I have to admit that I feel a great deal of unease sliding into 2015.

The fact that the Communications Decency Act was overturned on Constitutional grounds sent me on a 20 year misadventure in which I thought that Constitutional rights might matter. We can see now what their limits are.

The NSA operates a nationwide, domestic telecom metadata surveillance system without authorization from Congress. It's clearly unlawful, and that doesn't matter.

Its defenders claim loudly that it is lawful, and loudly attack anyone who knows better, while quietly telling the courts to not actually rule on the statutory question. They never intended to tell us about this program in the first place, and as this is supposed to be a Democracy, the telling us about it is a necessary part of making it lawful. But they didn't tell us, and now that its out anyway, they've been able to keep operating it regardless. Our authorization is obviously not required.

The NSA also monitored the content of all emails and text messages sent in the Salt Lake City area during 2002. Even the thin legal rationalizations propping up the meta-data program don't support that sort of surveillance system, so we don't talk about it.

If we can go on for year after year avoiding the question of what the law actually is, then in the end, the laws are irrelevant. They are an inconvenience to be navigated through artful spin. One might even find doing so to be sporting.

I had a brief moment of hope that the recent protests over the deaths of unarmed people at the hands of police would lead to a constructive dialog. Barack Obama finally seemed to be doing something that people put him in office to do. But, that possibility has now past. We've had two innocent officers murdered, and in response a host of guilty ones have literally turned their backs on Democracy.

That is our future. The police turning their backs on the people.

The police and the military are increasingly tribes of their own, separate from the rest of us, using THEIR monopoly on the use of force to negotiate with US for their interests, as it is in every failed state in the world. God forbid there are more attacks on the police - this could get much, much worse.

This year Congress will finally authorize the domestic surveillance program by law, making it a permanent fixture, and opening the door to the deployment of a similar meta-data collection infrastructure in the Internet. A record of every website you click on will be kept for 5 years, just in case you do something wrong, and we want to have a look at what you've been reading about.

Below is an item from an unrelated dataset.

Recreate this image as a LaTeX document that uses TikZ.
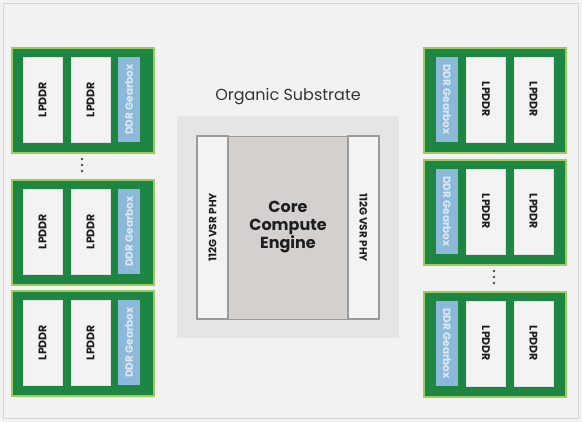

The following year, we'll be asked to choose whether we want Jeb Bush or Hillary Clinton to be the next President of the United States, the most authoritarian pair of choices this country has ever seen. Neither will have a problem with selling more armor to the local governments. Neither is going to ratchet down the drug war. Neither will oppose secret domestic surveillance programs. Neither will do anything to contain the influence of special interests. Neither will do things to promote innovation. Both are very likely to involve the country in wars, and with gas prices dropping through the floor, there are going to be plenty of states out there with their backs against the wall - dry powder that could rapidly ignite.

We seem to be at the beginning of a dark time.